### Task
Copy every line of the following data that includes the string "matplotlib".

### The data
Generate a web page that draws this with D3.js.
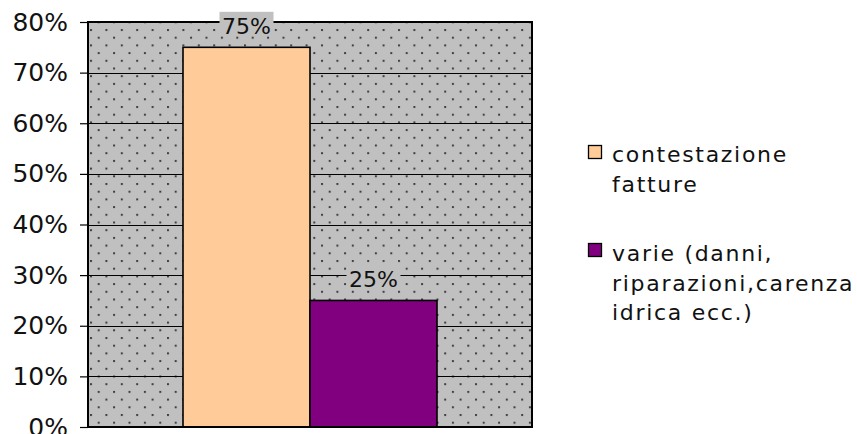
<!DOCTYPE html>
<html>
<head>
<meta charset="utf-8">
<script src="https://cdn.jsdelivr.net/npm/d3@7"></script>
<style>
  body { margin: 0; background: #fff; }
  svg { display: block; }
</style>
</head>
<body>
<div id="chart"></div>
<script>
// data
const categories = ["reclami"];
const seriesNames = ["contestazione fatture", "varie (danni, riparazioni,carenza idrica ecc.)"];
const seriesValues = [0.75, 0.25];
const seriesColors = ["#ffcc99", "#800080"];
const legendLines = [["contestazione", "fatture"], ["varie (danni,", "riparazioni,carenza", "idrica ecc.)"]];
const yTicks = [0, 0.1, 0.2, 0.3, 0.4, 0.5, 0.6, 0.7, 0.8];

const width = 857, height = 434;
const plot = { left: 88, right: 532, top: 22, bottom: 427 };
const font = "'DejaVu Sans', Verdana, sans-serif";

const svg = d3.select("#chart").append("svg")
    .attr("width", width)
    .attr("height", height);

// dotted fill like the old excel plot area
const defs = svg.append("defs");
const pat = defs.append("pattern")
    .attr("id", "dots")
    .attr("patternUnits", "userSpaceOnUse")
    .attr("x", plot.left + 2).attr("y", plot.top + 7)
    .attr("width", 15.4).attr("height", 15.4);
pat.append("rect").attr("width", 15.4).attr("height", 15.4).attr("fill", "#c0c0c0");
pat.append("rect").attr("x", 0).attr("y", 0).attr("width", 2).attr("height", 2).attr("fill", "#404040");
pat.append("rect").attr("x", 7.7).attr("y", 7.7).attr("width", 2).attr("height", 2).attr("fill", "#404040");

const y = d3.scaleLinear().domain([0, 0.8]).range([plot.bottom, plot.top]);
const x0 = d3.scaleBand().domain(categories).range([plot.left, plot.right]).paddingInner(0).paddingOuter(0.374);
const x1 = d3.scaleBand().domain(seriesNames).range([0, x0.bandwidth()]);

svg.append("rect")
    .attr("x", plot.left).attr("y", plot.top)
    .attr("width", plot.right - plot.left).attr("height", plot.bottom - plot.top)
    .attr("fill", "url(#dots)");

// gridlines
svg.append("g")
    .selectAll("line")
    .data(yTicks.slice(1, -1))
    .enter().append("line")
    .attr("x1", plot.left).attr("x2", plot.right)
    .attr("y1", d => Math.round(y(d)) + 0.5).attr("y2", d => Math.round(y(d)) + 0.5)
    .attr("stroke", "#000").attr("stroke-width", 1);

// y axis
const yAxis = d3.axisLeft(y)
    .tickValues(yTicks)
    .tickFormat(d3.format(".0%"))
    .tickSize(8)
    .tickPadding(12);
const ag = svg.append("g")
    .attr("transform", `translate(${plot.left},0)`)
    .call(yAxis);
ag.select(".domain").remove();
ag.selectAll(".tick line").attr("stroke", "#000").attr("stroke-width", 1.2);
ag.selectAll(".tick text")
    .attr("font-family", font)
    .attr("font-size", "25px")
    .attr("fill", "#111");

// bars
const groups = svg.append("g")
    .selectAll("g")
    .data(categories)
    .enter().append("g")
    .attr("transform", d => `translate(${x0(d)},0)`);

groups.selectAll("rect")
    .data(seriesNames.map((s, i) => ({ s, v: seriesValues[i], c: seriesColors[i] })))
    .enter().append("rect")
    .attr("x", d => x1(d.s))
    .attr("y", d => y(d.v))
    .attr("width", x1.bandwidth())
    .attr("height", d => y(0) - y(d.v))
    .attr("fill", d => d.c)
    .attr("stroke", "#000")
    .attr("stroke-width", 1.6);

// plot border
svg.append("rect")
    .attr("x", plot.left).attr("y", plot.top)
    .attr("width", plot.right - plot.left).attr("height", plot.bottom - plot.top)
    .attr("fill", "none")
    .attr("stroke", "#000").attr("stroke-width", 2);

// data labels with grey box behind (drawn above the border)
const labelLayer = svg.append("g")
    .selectAll("g")
    .data(categories)
    .enter().append("g")
    .attr("transform", d => `translate(${x0(d)},0)`);
const labels = labelLayer.selectAll("g.lbl")
    .data(seriesNames.map((s, i) => ({ s, v: seriesValues[i] })))
    .enter().append("g")
    .attr("class", "lbl")
    .attr("transform", d => `translate(${x1(d.s) + x1.bandwidth() / 2},${y(d.v) - 13.5})`);
labels.append("rect")
    .attr("x", -27).attr("y", -22)
    .attr("width", 54).attr("height", 24)
    .attr("fill", "#c0c0c0");
labels.append("text")
    .attr("text-anchor", "middle")
    .attr("font-family", font)
    .attr("font-size", "22px")
    .attr("fill", "#111")
    .text(d => d3.format(".0%")(d.v));

// legend
const legend = svg.append("g").attr("transform", "translate(588,0)");
const legendY = [145, 243];
const legendBase = [17, 18];
seriesNames.forEach((s, i) => {
    const item = legend.append("g").attr("transform", `translate(0,${legendY[i]})`);
    item.append("rect")
        .attr("x", 0.5).attr("y", 0.5)
        .attr("width", 13).attr("height", 13)
        .attr("fill", seriesColors[i])
        .attr("stroke", "#000").attr("stroke-width", 1.3);
    item.selectAll("text")
        .data(legendLines[i])
        .enter().append("text")
        .attr("x", 24)
        .attr("y", (d, j) => legendBase[i] + j * 29.5)
        .attr("font-family", font)
        .attr("font-size", "22px")
        .attr("letter-spacing", "1.7px")
        .attr("fill", "#111")
        .text(d => d);
});
</script>
</body>
</html>
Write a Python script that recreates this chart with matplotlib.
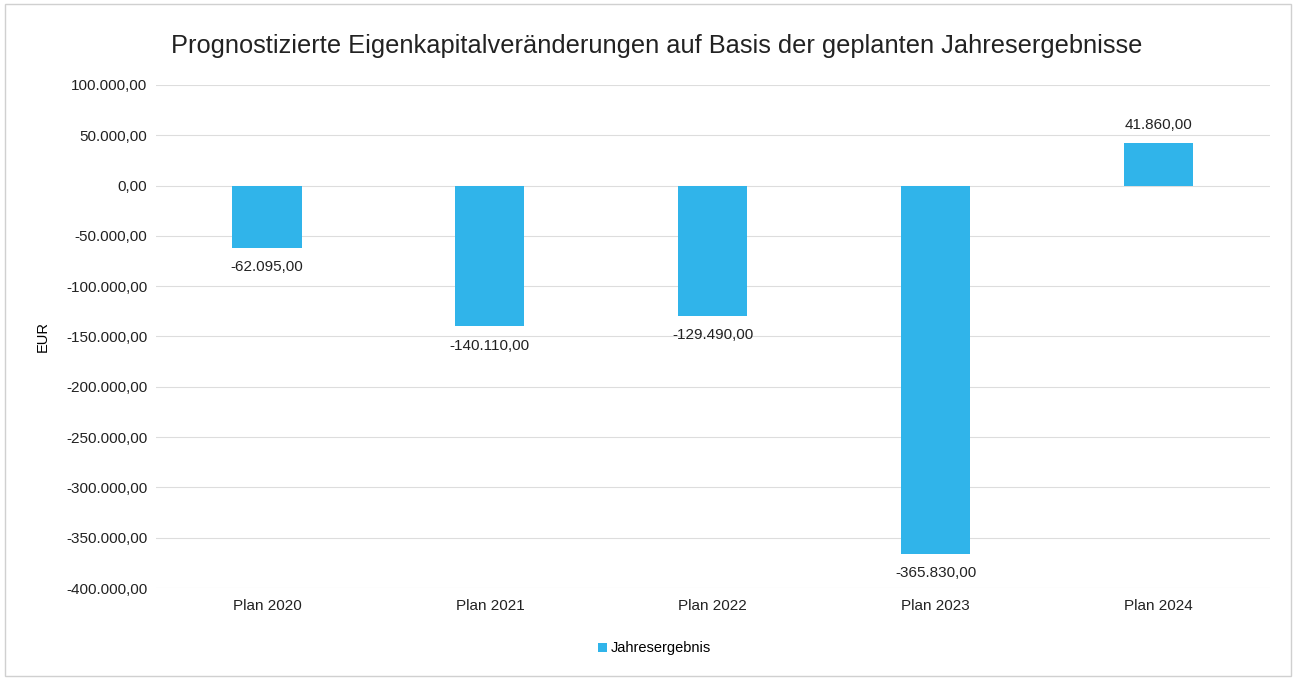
import matplotlib.pyplot as plt
from matplotlib.ticker import FuncFormatter

plt.rcParams['font.family'] = ['Liberation Sans', 'DejaVu Sans']

categories = ['Plan 2020', 'Plan 2021', 'Plan 2022', 'Plan 2023', 'Plan 2024']
values = [-62095.00, -140110.00, -129490.00, -365830.00, 41860.00]
series_name = 'Jahresergebnis'
bar_color = '#30b4ea'


def de_format(v, pos=None):
    s = f'{v:,.2f}'
    return s.replace(',', 'X').replace('.', ',').replace('X', '.')


fig = plt.figure(figsize=(12.96, 6.79), dpi=100)
ax = fig.add_axes([0.12, 0.134, 0.86, 0.741])

x = range(len(categories))
bars = ax.bar(x, values, width=0.31, color=bar_color, label=series_name, zorder=3)

for xi, v in zip(x, values):
    if v < 0:
        ax.annotate(de_format(v), (xi, v), xytext=(0, -9), textcoords='offset points',
                    ha='center', va='top', fontsize=11, color='#222222')
    else:
        ax.annotate(de_format(v), (xi, v), xytext=(0, 8), textcoords='offset points',
                    ha='center', va='bottom', fontsize=11, color='#222222')

ax.set_ylim(-400000, 100000)
ax.set_xlim(-0.5, len(categories) - 0.5)
ax.set_yticks(range(-400000, 100001, 50000))
ax.yaxis.set_major_formatter(FuncFormatter(de_format))
ax.set_xticks(list(x))
ax.set_xticklabels(categories)
ax.tick_params(axis='both', length=0, labelsize=11, colors='#222222')
ax.tick_params(axis='y', pad=6)
ax.tick_params(axis='x', pad=8)
ax.grid(axis='y', color='#dddddd', linewidth=0.8, zorder=0)
for sp in ax.spines.values():
    sp.set_visible(False)

ax.set_ylabel('EUR', fontsize=10.5, labelpad=12)
fig.suptitle('Prognostizierte Eigenkapitalveränderungen auf Basis der geplanten Jahresergebnisse',
             fontsize=18.3, y=0.95, x=0.507, color='#222222')

fig.legend(loc='center', bbox_to_anchor=(0.505, 0.045), frameon=False, fontsize=10.5,
           handlelength=0.6, handleheight=0.6, handletextpad=0.3)

fig.patches.append(plt.Rectangle((0.004, 0.004), 0.992, 0.99, transform=fig.transFigure,
                                 fill=False, edgecolor='#d0d0d0', linewidth=1))

fig.savefig('out.png', dpi=100)
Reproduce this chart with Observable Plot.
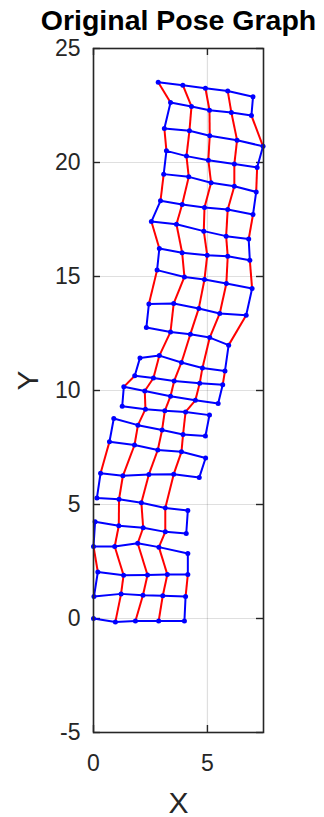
<!DOCTYPE html>
<html>
<head>
<meta charset="utf-8">
<script src="https://cdn.jsdelivr.net/npm/d3@7"></script>
<script src="https://cdn.jsdelivr.net/npm/@observablehq/plot@0.6"></script>
<style>
  html, body { margin: 0; padding: 0; background: #ffffff; }
  #chart svg { display: block; }
</style>
</head>
<body>
<div id="chart"></div>
<script>
// Pose estimates in node-ID order (the robot sweeps the area row by row).
const poseX = [
  0.00, 0.96, 1.84, 2.86, 3.99,   4.04, 3.04, 2.17, 1.21, 0.02,
  0.19, 1.32, 2.37, 3.24, 4.14,   4.14, 2.87, 1.94, 0.93, 0.00,
  0.07, 1.11, 2.18, 3.15, 4.07,   4.14, 3.15, 2.10, 1.12, 0.15,
  0.31, 1.29, 2.43, 3.52, 4.64,   4.92, 3.86, 2.82, 1.80, 0.70,
  0.89, 1.95, 3.01, 3.93, 4.91,   5.09, 4.04, 3.13, 2.28, 1.26,
  1.33, 2.25, 3.38, 4.47, 5.47,   5.67, 4.66, 3.54, 2.63, 1.81,
  2.04, 2.89, 3.86, 4.78, 5.77,   5.93, 5.10, 4.25, 3.38, 2.32,
  2.43, 3.52, 4.62, 5.54, 6.70,   6.96, 5.83, 4.87, 3.99, 2.79,
  2.89, 3.89, 4.99, 5.89, 6.86,   6.81, 5.82, 4.84, 3.64, 2.54,
  2.94, 3.89, 4.87, 5.89, 7.00,   7.14, 6.18, 5.16, 4.18, 3.08,
  3.20, 4.08, 5.04, 6.18, 7.18,   7.44, 6.30, 5.10, 4.21, 3.11,
  3.38, 4.30, 5.09, 6.05, 6.93,   7.00, 5.89, 4.91, 3.92, 2.84
];
const poseY = [
   0.00, -0.15, -0.11, -0.11, -0.11,   0.96,  1.00,  1.02,  1.08,  0.96,
   2.04,  1.90,  1.91,  1.93,  1.93,   2.85,  3.13,  3.30,  3.16,  3.16,
   4.24,  4.07,  3.98,  3.80,  3.73,   4.74,  4.85,  5.08,  5.23,  5.29,
   6.37,  6.26,  6.32,  6.33,  6.18,   7.04,  7.31,  7.39,  7.61,  7.75,
   8.77,  8.48,  8.27,  8.07,  8.00,   8.92,  9.06,  9.11,  9.18,  9.31,
  10.16,  9.98,  9.75,  9.57,  9.43,  10.25, 10.32, 10.42, 10.55, 10.65,
  11.43, 11.53, 11.23, 10.99, 10.86,  11.99, 12.32, 12.47, 12.57, 12.76,
  13.79, 13.82, 13.60, 13.38, 13.30,  14.47, 14.69, 14.87, 14.98, 15.28,
  16.23, 16.04, 15.93, 15.89, 15.71,  16.64, 16.77, 16.99, 17.29, 17.41,
  18.32, 18.16, 18.03, 17.94, 17.72,  18.71, 18.96, 19.11, 19.37, 19.49,
  20.51, 20.28, 20.10, 19.93, 19.78,  20.71, 20.98, 21.17, 21.39, 21.49,
  22.63, 22.46, 22.29, 22.19, 22.06,  22.88, 23.14, 23.26, 23.39, 23.52
];

// Loop-closure edges (node IDs, 1-based).
const loopFrom = [
   2,  3,  4,   9,  8,  7,  6,  11, 12, 13, 14,  19, 18, 17,
  22, 23, 24,  29, 28, 27,  31, 32, 33, 34,  39, 38, 37,
  42, 43, 44,  49, 48, 47,  51, 52, 53, 54,  59, 58, 57, 56,
  62, 63, 64,  69, 68, 67, 66,  71, 72, 73, 74,  79, 78, 77, 76,
  81, 82, 83, 84,  89, 88, 87, 86,  91, 92, 93, 94,  99, 98, 97, 96,
  101, 102, 103, 104,  109, 108, 107, 106,  111, 112, 113, 114
];
const loopTo = [
   9,  8,  7,  12, 13, 14, 15,  20, 19, 18, 17,  22, 23, 24,
  29, 28, 27,  32, 33, 34,  40, 39, 38, 37,  42, 43, 44,
  49, 48, 47,  52, 53, 54,  60, 59, 58, 57,  62, 63, 64, 65,
  69, 68, 67,  72, 73, 74, 75,  80, 79, 78, 77,  82, 83, 84, 85,
  90, 89, 88, 87,  92, 93, 94, 95,  100, 99, 98, 97,  102, 103, 104, 105,
  110, 109, 108, 107,  112, 113, 114, 115,  120, 119, 118, 117
];

const xTicks = [0, 5];
const yTicks = [-5, 0, 5, 10, 15, 20, 25];
const xDomain = [0, 7.46];
const yDomain = [-5, 25];
const titleText = "Original Pose Graph";
const xLabel = "X";
const yLabel = "Y";

const poses = poseX.map((x, i) => ({id: i + 1, x, y: poseY[i]}));
const loops = loopFrom.map((a, i) => ({a: poses[a - 1], b: poses[loopTo[i] - 1]}));

const axisColor = "#262626";
const tickLen = 0.307; // inward tick length in data units (axes are equal-scaled)
const plainNumber = d => `${d}`; // hyphen-minus for negative ticks

const chart = Plot.plot({
  width: 324,
  height: 817,
  marginLeft: 93,
  marginRight: 61,
  marginTop: 48,
  marginBottom: 85,
  x: {domain: xDomain},
  y: {domain: yDomain},
  style: {fontFamily: "'Liberation Sans', Arial, Helvetica, sans-serif", color: axisColor, background: "#ffffff"},
  marks: [
    Plot.gridX(xTicks, {stroke: axisColor, strokeOpacity: 0.15, strokeWidth: 1.2}),
    Plot.gridY(yTicks, {stroke: axisColor, strokeOpacity: 0.15, strokeWidth: 1.2}),
    // inward tick marks on all four sides
    Plot.ruleX(xTicks, {x: d => d, y1: yDomain[0], y2: yDomain[0] + tickLen, stroke: axisColor, strokeWidth: 1.4}),
    Plot.ruleX(xTicks, {x: d => d, y1: yDomain[1], y2: yDomain[1] - tickLen, stroke: axisColor, strokeWidth: 1.4}),
    Plot.ruleY(yTicks, {y: d => d, x1: xDomain[0], x2: xDomain[0] + tickLen, stroke: axisColor, strokeWidth: 1.4}),
    Plot.ruleY(yTicks, {y: d => d, x1: xDomain[1], x2: xDomain[1] - tickLen, stroke: axisColor, strokeWidth: 1.4}),
    Plot.axisX({ticks: xTicks, tickSize: 0, tickPadding: 22, fontSize: 23, label: null, tickFormat: plainNumber}),
    Plot.axisY({ticks: yTicks, tickSize: 0, tickPadding: 13, fontSize: 23, label: null, tickFormat: plainNumber}),
    // loop closures
    Plot.link(loops, {
      x1: d => d.a.x, y1: d => d.a.y, x2: d => d.b.x, y2: d => d.b.y,
      stroke: "#ff0000", strokeWidth: 2
    }),
    // odometry chain
    Plot.line(poses, {x: "x", y: "y", stroke: "#0000ff", strokeWidth: 2, curve: "linear"}),
    Plot.dot(poses, {x: "x", y: "y", r: 2.5, fill: "#0000ff", stroke: null}),
    Plot.frame({stroke: axisColor, strokeWidth: 1.6}),
    Plot.text([titleText], {frameAnchor: "top", dy: -19, lineAnchor: "bottom", fontSize: 28.5, fontWeight: "bold", fill: "#000000"}),
    Plot.text([xLabel], {frameAnchor: "bottom", dy: 80, lineAnchor: "bottom", fontSize: 30, fill: axisColor}),
    Plot.text([yLabel], {frameAnchor: "left", dx: -65, rotate: -90, lineAnchor: "middle", fontSize: 30, fill: axisColor})
  ]
});

document.getElementById("chart").appendChild(chart);
</script>
</body>
</html>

### Answer for the task
Write a Python script that recreates this chart with matplotlib.
import matplotlib.pyplot as plt
from matplotlib.ticker import FuncFormatter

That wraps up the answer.